As described above, the method of the present invention, which performs the primary quenching by means of the high-temperature quenching oil, is able to perform the cooling in the high-temperature region at a slow speed, thereby restraining the thermal distortion in the high-temperature region. In addition, the method of the present invention, in which the steel workpiece is once taken out of the high-temperature quenching oil at a temperature just above the Ms point so as to be soaked by the heat possessed by the workpiece itself, and thereafter the workpiece is immersed again in the high-temperature quenching oil so as to be cooled, can reduce the temperature difference between the steel workpieces or the portions of a steel workpiece in the martensite transformation stage, thereby reducing the variation in quenching distortion. Moreover, the method of the present invention, which performs the quenching by reducing the internal pressure of the oil quenching chamber, is able to perform cooling in the intermediate-temperature region somewhat rapidly. This compensates for a shortage in cooling ability due to pressure reduction and enables the prevention of an increase in the quenching time. Furthermore, the marquenching process can be achieved with one quenching bath, and the oil quenching chamber is allowed to have a simple structure.

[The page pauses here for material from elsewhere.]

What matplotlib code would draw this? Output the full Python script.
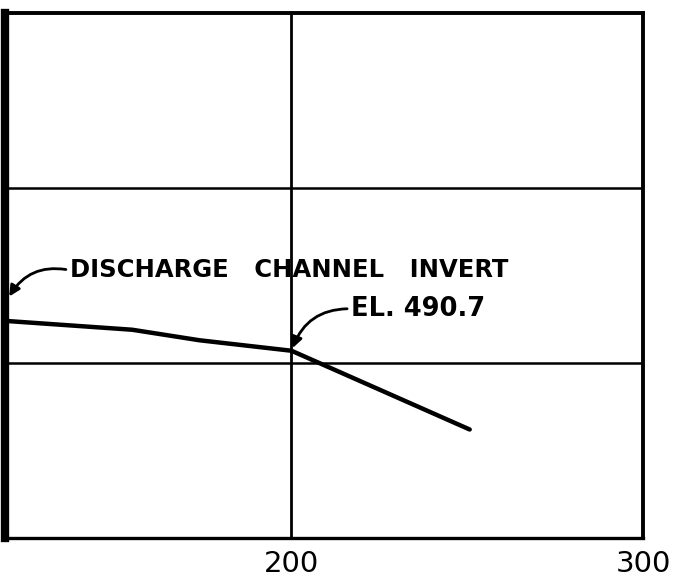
import matplotlib
matplotlib.use("Agg")
import matplotlib.pyplot as plt

# ---------------------------------------------------------------------------
# Data (station vs. elevation)
# ---------------------------------------------------------------------------
station = [119.1, 154.7, 173.8, 200.0, 250.7]
elevation = [492.4, 491.9, 491.3, 490.7, 486.2]

x_ticks = [200, 300]
x_tick_labels = ["200", "300"]
grid_x = [200]
grid_y = [490, 500]

invert_label = "DISCHARGE   CHANNEL   INVERT"
invert_tip = (119.7, 493.8)
invert_text_at = (137.0, 495.3)

el_label = "EL. 490.7"
el_tip = (200.3, 490.85)
el_text_at = (217.0, 493.1)

# ---------------------------------------------------------------------------
# Plot
# ---------------------------------------------------------------------------
fig = plt.figure(figsize=(6.85, 5.81), dpi=100)
fig.patch.set_facecolor("white")
ax = fig.add_axes([5 / 685, 1 - 538 / 581, 638 / 685, 525 / 581])

ax.set_xlim(118.5, 300)
ax.set_ylim(480, 510)

for gx in grid_x:
    ax.axvline(gx, color="black", linewidth=2.0, zorder=1)
for gy in grid_y:
    ax.axhline(gy, color="black", linewidth=1.8, zorder=1)

ax.plot(station, elevation, color="black", linewidth=3.2,
        solid_capstyle="round", zorder=3)

for side, lw in [("left", 6.0), ("top", 2.8), ("right", 2.8), ("bottom", 2.4)]:
    ax.spines[side].set_linewidth(lw)
    ax.spines[side].set_color("black")

ax.set_xticks(x_ticks)
ax.set_xticklabels(x_tick_labels, fontsize=21, family="DejaVu Sans")
ax.tick_params(axis="x", length=0, pad=9)
ax.set_yticks([])

arrow = dict(arrowstyle="-|>", color="black", lw=2.0, mutation_scale=16,
             connectionstyle="arc3,rad=0.35", relpos=(0, 0.5),
             shrinkA=1, shrinkB=0)

ax.annotate(invert_label, xy=invert_tip, xytext=invert_text_at,
            ha="left", va="center", fontsize=17.5, fontweight="bold",
            family="DejaVu Sans", arrowprops=arrow, zorder=4)
ax.annotate(el_label, xy=el_tip, xytext=el_text_at,
            ha="left", va="center", fontsize=18.5, fontweight="bold",
            family="DejaVu Sans", arrowprops=arrow, zorder=4)

fig.savefig("out.png", dpi=100, facecolor=fig.get_facecolor())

Although the present invention has been fully described by way of the example with reference to the accompanying drawings, it is to be noted that various changes and modifications will be apparent to those skilled in the art. Therefore, unless such changes and modifications otherwise depart from the spirit and scope of the present invention, they should be construed as being included therein.

Claims

1. A steel workpiece oil quenching method comprising the steps of: rapidly cooling a steel workpiece maintained at a specified quenching temperature by immersing the steel workpiece in a high-temperature quenching oil until a specified portion of the steel workpiece reaches a temperature just above a martensite transformation start point (Ms point); thereafter taking the steel workpiece out of the high-temperature quenching oil to soak the steel workpiece by heat possessed by the steel workpiece; and cooling the steel workpiece by subsequently immersing the steel workpiece in the high-temperature quenching oil.

2. The steel workpiece oil quenching method as claimed in claim 1, wherein the specified portion of the steel workpiece is a portion that belongs to the steel workpiece and has a largest amount of deformation.

3. The steel workpiece oil quenching method as claimed in claim 1, wherein a pressure inside an oil quenching chamber during quenching is 7 KPa to 75 KPa.

4. The steel workpiece oil quenching method as claimed in claim 1, wherein an internal pressure of an oil quenching chamber during quenching is an atmospheric pressure.

5. The steel workpiece oil quenching method as claimed in claim 1, wherein the high-temperature quenching oil has a temperature of 100 to 170° C.

6. The steel workpiece oil quenching method as claimed in claim 1 or 5, wherein an atmospheric temperature of a space in which the steel workpiece is retained during soaking is roughly equal to the temperature of the high-temperature quenching oil.

7. The steel workpiece oil quenching method as claimed in claim 1, wherein a timing of taking the steel workpiece out of the high-temperature quenching oil for soaking is controlled by a time during which the steel workpiece is immersed in the high-temperature quenching oil.

8. The steel workpiece oil quenching method as claimed in claim 1, wherein a timing of immersing the steel workpiece again in the high-temperature quenching oil is controlled by a time during which the steel workpiece is exposed in a space located above the oil quenching chamber.